## Goal of the exercise
Leave out the pictures and transcribe everything else exactly.

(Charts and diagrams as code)
* * * *
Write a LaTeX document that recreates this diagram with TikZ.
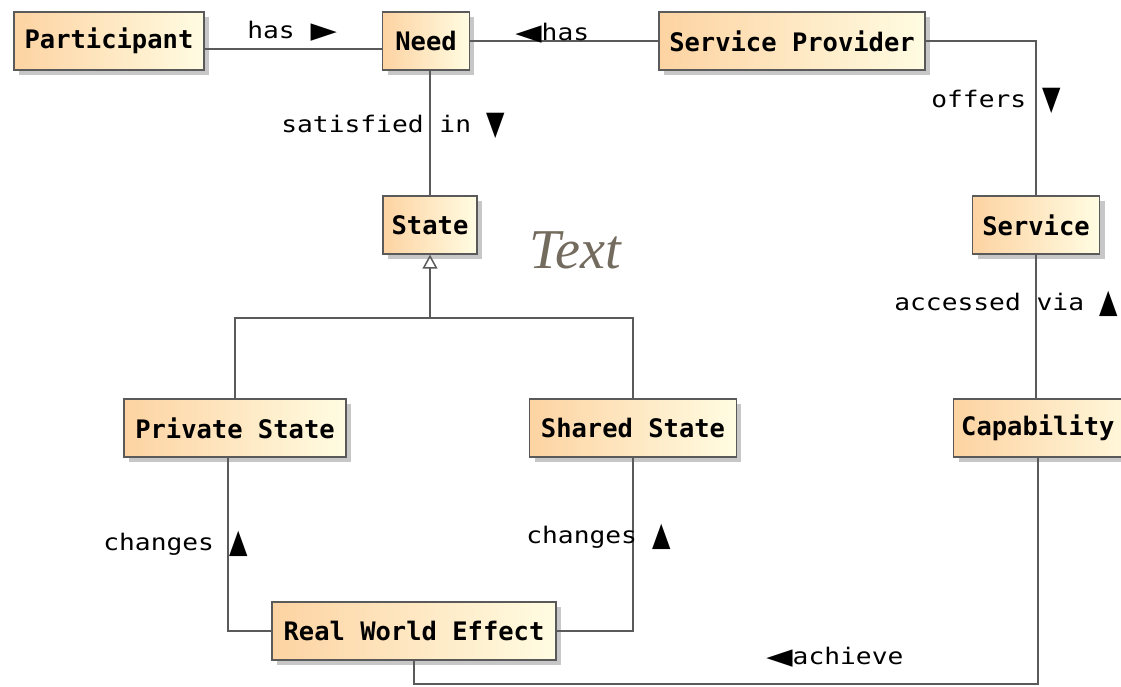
\documentclass[tikz,border=0pt]{standalone}
\usepackage{fontspec}
\usepackage{xcolor}
\usetikzlibrary{arrows.meta,positioning,shadows}
\newfontfamily\umlfont[FakeStretch=1.15]{DejaVu Sans Mono}
\newfontfamily\classfont{DejaVu Sans Mono}
\newfontfamily\trifont{DejaVu Sans}
\newfontfamily\notefont{Liberation Serif}
\definecolor{boxleft}{HTML}{FDD3A2}
\definecolor{boxright}{HTML}{FFFCE2}
\definecolor{edge}{HTML}{5A5A5A}
\definecolor{notegray}{HTML}{736B5E}
% direction marks: wide for left/right, tall for up/down
\newcommand{\htri}[1]{\scalebox{1.5}[1]{\trifont #1}}
\newcommand{\vtri}[1]{\raisebox{-0.2ex}{\scalebox{1.05}[1.45]{\trifont #1}}}

\begin{document}
\begin{tikzpicture}[
    x=0.02cm, y=-0.02cm,
    box/.style={draw=edge, line width=0.8pt, left color=boxleft, right color=boxright,
                minimum width=#1, minimum height=1.16cm, inner xsep=3pt,
                font=\classfont\bfseries\fontsize{14.5}{16}\selectfont,
                general shadow={fill=black!22, shadow xshift=0.1cm, shadow yshift=-0.1cm}},
    box/.default=2cm,
    conn/.style={draw=edge, line width=0.85pt},
    lbl/.style={font=\umlfont\fontsize{13}{15}\selectfont, inner sep=0pt, anchor=west},
  ]
  \fill[white] (0,0) rectangle (1121,686);
  \useasboundingbox (0,0) rectangle (1121,686);

  % classes
  \node[box=3.8cm]  (part)   at (109,41)  {Participant};
  \node[box=1.74cm] (need)   at (426,41)  {Need};
  \node[box=5.32cm] (prov)   at (792,41)  {Service Provider};
  \node[box=1.88cm] (state)  at (430,225) {State};
  \node[box=2.54cm] (svc)    at (1036,225) {Service};
  \node[box=4.44cm] (priv)   at (235,428) {Private State};
  \node[box=4.14cm] (shared) at (633,428) {Shared State};
  \node[box=3.9cm, anchor=west, align=left, text width=3.6cm] (cap) at (953,428) {Capability};
  \node[box=5.68cm] (rwe)    at (414,631) {Real World Effect};

  \node[font=\notefont\itshape\fontsize{32}{32}\selectfont, text=notegray] (note) at (575,250) {Text};

  \coordinate (fork) at (430,318);
  \coordinate (low)  at (0,684);

  % associations
  \draw[conn] ([yshift=-0.16cm]part.east) -- ([yshift=-0.16cm]need.west);
  \draw[conn] (need.east) -- (prov.west);
  \draw[conn] (prov.east) -| (svc.north);
  \draw[conn] (state.north |- need.south) -- (state.north);
  \draw[conn] (svc.south) -- (svc.south |- cap.north);
  \draw[conn] ([xshift=-0.14cm]priv.south) |- (rwe.west);
  \draw[conn] (shared.south) |- (rwe.east);
  \draw[conn] (rwe.south) -- (rwe.south |- low) -| ([xshift=0.04cm]svc.south |- cap.south);

  % generalisation
  \draw[conn] (priv.north) |- (fork) -| (shared.north);
  \draw[conn, -{Triangle[open, fill=white, length=0.28cm, width=0.3cm]}] (fork) -- (state.south);

  % labels
  \node[lbl] (lhas)  at (247,31)  {has \htri{▶}};
  \node[lbl] (lhas2) at (515,33)  {\htri{◀}has};
  \node[lbl] (lsat)  at (281,126) {satisfied in \vtri{▼}};
  \node[lbl] (loff)  at (931,101) {offers \vtri{▼}};
  \node[lbl] (lacc)  at (894,304) {accessed via \vtri{▲}};
  \node[lbl] (lchg)  at (103,544) {changes \vtri{▲}};
  \node[lbl] (lchg2) at (526,537) {changes \vtri{▲}};
  \node[lbl] (lach)  at (766,657) {\htri{◀}achieve};
\end{tikzpicture}
\end{document}
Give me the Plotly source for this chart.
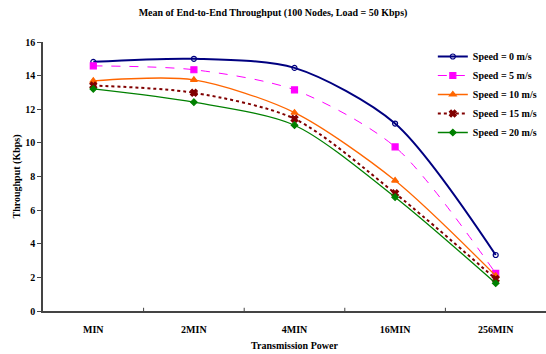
import plotly.graph_objects as go

categories = ["MIN", "2MIN", "4MIN", "16MIN", "256MIN"]
speed0 = [14.82, 15.0, 14.46, 11.15, 3.33]
speed5 = [14.58, 14.35, 13.15, 9.76, 2.24]
speed10 = [13.69, 13.75, 11.8, 7.76, 2.1]
speed15 = [13.41, 12.98, 11.43, 7.0, 1.9]
speed20 = [13.21, 12.42, 11.05, 6.77, 1.65]

series = [
    ("Speed = 0 m/s", speed0, "#000080", "solid", 2, "circle-open", 5),
    ("Speed = 5 m/s", speed5, "#FF00FF", "dash", 1, "square", 6),
    ("Speed = 10 m/s", speed10, "#FF6600", "solid", 1.3, "triangle-up", 6),
    ("Speed = 15 m/s", speed15, "#800000", "dot", 2, "x", 6),
    ("Speed = 20 m/s", speed20, "#008000", "solid", 1.3, "diamond", 5),
]

fig = go.Figure()
for name, vals, color, dash, w, sym, sz in series:
    fig.add_trace(go.Scatter(
        x=list(range(len(categories))), y=vals, name="<b>%s</b>" % name, mode="lines+markers",
        line=dict(color=color, dash=dash, width=w, shape="spline", smoothing=0.8),
        marker=dict(symbol=sym, size=sz, color=color, line=dict(color=color, width=1.2)),
    ))

font = "Liberation Serif"
fig.update_layout(
    width=546, height=354,
    margin=dict(l=43, r=0, t=42, b=43),
    paper_bgcolor="white", plot_bgcolor="white",
    font=dict(family=font, size=10, color="black"),
    title=dict(text="<b>Mean of End-to-End Throughput (100 Nodes, Load = 50 Kbps)</b>",
               x=0.5, xanchor="center", y=0.975, yanchor="top", font=dict(size=10, family=font)),
    showlegend=True,
    legend=dict(x=0.775, y=1.0, xanchor="left", yanchor="top", bgcolor="rgba(0,0,0,0)",
                font=dict(size=10, family=font), tracegroupgap=0, itemwidth=30),
    xaxis=dict(
        range=[-0.5, 4.5], tickmode="array", tickvals=list(range(len(categories))),
        ticktext=["<b>%s</b>" % c for c in categories],
        showgrid=False, zeroline=False, showline=True, linecolor="#444", linewidth=1.5,
        ticks="", ticklabelstandoff=8,
        title=dict(text="<b>Transmission Power</b>", standoff=8, font=dict(size=10)),
    ),
    yaxis=dict(
        range=[0, 16], tickvals=[0, 2, 4, 6, 8, 10, 12, 14, 16],
        ticktext=["<b>%d</b>" % v for v in [0, 2, 4, 6, 8, 10, 12, 14, 16]],
        showgrid=False, zeroline=False, showline=True, linecolor="#444", linewidth=1.5,
        ticks="outside", ticklen=4, tickcolor="#444",
        title=dict(text="<b>Throughput (Kbps)</b>", standoff=3, font=dict(size=10)),
    ),
)
for b in [0.5, 1.5, 2.5, 3.5]:
    fig.add_shape(type="line", xref="x", yref="paper", x0=b, x1=b, y0=0, y1=0.012,
                  line=dict(color="#444", width=1))

fig.write_html("out.html", config={"displayModeBar": False},
               post_script="document.body.style.margin='0';document.body.style.overflow='hidden';")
* * * *
## Task answer
Write a LaTeX document that recreates this diagram with TikZ.
\documentclass[tikz,border=0pt]{standalone}
\usepackage{fontspec}
\usepackage{xcolor}
\usetikzlibrary{arrows.meta,positioning,shadows}
\newfontfamily\umlfont[FakeStretch=1.15]{DejaVu Sans Mono}
\newfontfamily\classfont{DejaVu Sans Mono}
\newfontfamily\trifont{DejaVu Sans}
\newfontfamily\notefont{Liberation Serif}
\definecolor{boxleft}{HTML}{FDD3A2}
\definecolor{boxright}{HTML}{FFFCE2}
\definecolor{edge}{HTML}{5A5A5A}
\definecolor{notegray}{HTML}{736B5E}
% direction marks: wide for left/right, tall for up/down
\newcommand{\htri}[1]{\scalebox{1.5}[1]{\trifont #1}}
\newcommand{\vtri}[1]{\raisebox{-0.2ex}{\scalebox{1.05}[1.45]{\trifont #1}}}

\begin{document}
\begin{tikzpicture}[
    x=0.02cm, y=-0.02cm,
    box/.style={draw=edge, line width=0.8pt, left color=boxleft, right color=boxright,
                minimum width=#1, minimum height=1.16cm, inner xsep=3pt,
                font=\classfont\bfseries\fontsize{14.5}{16}\selectfont,
                general shadow={fill=black!22, shadow xshift=0.1cm, shadow yshift=-0.1cm}},
    box/.default=2cm,
    conn/.style={draw=edge, line width=0.85pt},
    lbl/.style={font=\umlfont\fontsize{13}{15}\selectfont, inner sep=0pt, anchor=west},
  ]
  \fill[white] (0,0) rectangle (1121,686);
  \useasboundingbox (0,0) rectangle (1121,686);

  % classes
  \node[box=3.8cm]  (part)   at (109,41)  {Participant};
  \node[box=1.74cm] (need)   at (426,41)  {Need};
  \node[box=5.32cm] (prov)   at (792,41)  {Service Provider};
  \node[box=1.88cm] (state)  at (430,225) {State};
  \node[box=2.54cm] (svc)    at (1036,225) {Service};
  \node[box=4.44cm] (priv)   at (235,428) {Private State};
  \node[box=4.14cm] (shared) at (633,428) {Shared State};
  \node[box=3.9cm, anchor=west, align=left, text width=3.6cm] (cap) at (953,428) {Capability};
  \node[box=5.68cm] (rwe)    at (414,631) {Real World Effect};

  \node[font=\notefont\itshape\fontsize{32}{32}\selectfont, text=notegray] (note) at (575,250) {Text};

  \coordinate (fork) at (430,318);
  \coordinate (low)  at (0,684);

  % associations
  \draw[conn] ([yshift=-0.16cm]part.east) -- ([yshift=-0.16cm]need.west);
  \draw[conn] (need.east) -- (prov.west);
  \draw[conn] (prov.east) -| (svc.north);
  \draw[conn] (state.north |- need.south) -- (state.north);
  \draw[conn] (svc.south) -- (svc.south |- cap.north);
  \draw[conn] ([xshift=-0.14cm]priv.south) |- (rwe.west);
  \draw[conn] (shared.south) |- (rwe.east);
  \draw[conn] (rwe.south) -- (rwe.south |- low) -| ([xshift=0.04cm]svc.south |- cap.south);

  % generalisation
  \draw[conn] (priv.north) |- (fork) -| (shared.north);
  \draw[conn, -{Triangle[open, fill=white, length=0.28cm, width=0.3cm]}] (fork) -- (state.south);

  % labels
  \node[lbl] (lhas)  at (247,31)  {has \htri{▶}};
  \node[lbl] (lhas2) at (515,33)  {\htri{◀}has};
  \node[lbl] (lsat)  at (281,126) {satisfied in \vtri{▼}};
  \node[lbl] (loff)  at (931,101) {offers \vtri{▼}};
  \node[lbl] (lacc)  at (894,304) {accessed via \vtri{▲}};
  \node[lbl] (lchg)  at (103,544) {changes \vtri{▲}};
  \node[lbl] (lchg2) at (526,537) {changes \vtri{▲}};
  \node[lbl] (lach)  at (766,657) {\htri{◀}achieve};
\end{tikzpicture}
\end{document}
Give me the Plotly source for this chart.
import plotly.graph_objects as go

categories = ["MIN", "2MIN", "4MIN", "16MIN", "256MIN"]
speed0 = [14.82, 15.0, 14.46, 11.15, 3.33]
speed5 = [14.58, 14.35, 13.15, 9.76, 2.24]
speed10 = [13.69, 13.75, 11.8, 7.76, 2.1]
speed15 = [13.41, 12.98, 11.43, 7.0, 1.9]
speed20 = [13.21, 12.42, 11.05, 6.77, 1.65]

series = [
    ("Speed = 0 m/s", speed0, "#000080", "solid", 2, "circle-open", 5),
    ("Speed = 5 m/s", speed5, "#FF00FF", "dash", 1, "square", 6),
    ("Speed = 10 m/s", speed10, "#FF6600", "solid", 1.3, "triangle-up", 6),
    ("Speed = 15 m/s", speed15, "#800000", "dot", 2, "x", 6),
    ("Speed = 20 m/s", speed20, "#008000", "solid", 1.3, "diamond", 5),
]

fig = go.Figure()
for name, vals, color, dash, w, sym, sz in series:
    fig.add_trace(go.Scatter(
        x=list(range(len(categories))), y=vals, name="<b>%s</b>" % name, mode="lines+markers",
        line=dict(color=color, dash=dash, width=w, shape="spline", smoothing=0.8),
        marker=dict(symbol=sym, size=sz, color=color, line=dict(color=color, width=1.2)),
    ))

font = "Liberation Serif"
fig.update_layout(
    width=546, height=354,
    margin=dict(l=43, r=0, t=42, b=43),
    paper_bgcolor="white", plot_bgcolor="white",
    font=dict(family=font, size=10, color="black"),
    title=dict(text="<b>Mean of End-to-End Throughput (100 Nodes, Load = 50 Kbps)</b>",
               x=0.5, xanchor="center", y=0.975, yanchor="top", font=dict(size=10, family=font)),
    showlegend=True,
    legend=dict(x=0.775, y=1.0, xanchor="left", yanchor="top", bgcolor="rgba(0,0,0,0)",
                font=dict(size=10, family=font), tracegroupgap=0, itemwidth=30),
    xaxis=dict(
        range=[-0.5, 4.5], tickmode="array", tickvals=list(range(len(categories))),
        ticktext=["<b>%s</b>" % c for c in categories],
        showgrid=False, zeroline=False, showline=True, linecolor="#444", linewidth=1.5,
        ticks="", ticklabelstandoff=8,
        title=dict(text="<b>Transmission Power</b>", standoff=8, font=dict(size=10)),
    ),
    yaxis=dict(
        range=[0, 16], tickvals=[0, 2, 4, 6, 8, 10, 12, 14, 16],
        ticktext=["<b>%d</b>" % v for v in [0, 2, 4, 6, 8, 10, 12, 14, 16]],
        showgrid=False, zeroline=False, showline=True, linecolor="#444", linewidth=1.5,
        ticks="outside", ticklen=4, tickcolor="#444",
        title=dict(text="<b>Throughput (Kbps)</b>", standoff=3, font=dict(size=10)),
    ),
)
for b in [0.5, 1.5, 2.5, 3.5]:
    fig.add_shape(type="line", xref="x", yref="paper", x0=b, x1=b, y0=0, y1=0.012,
                  line=dict(color="#444", width=1))

fig.write_html("out.html", config={"displayModeBar": False},
               post_script="document.body.style.margin='0';document.body.style.overflow='hidden';")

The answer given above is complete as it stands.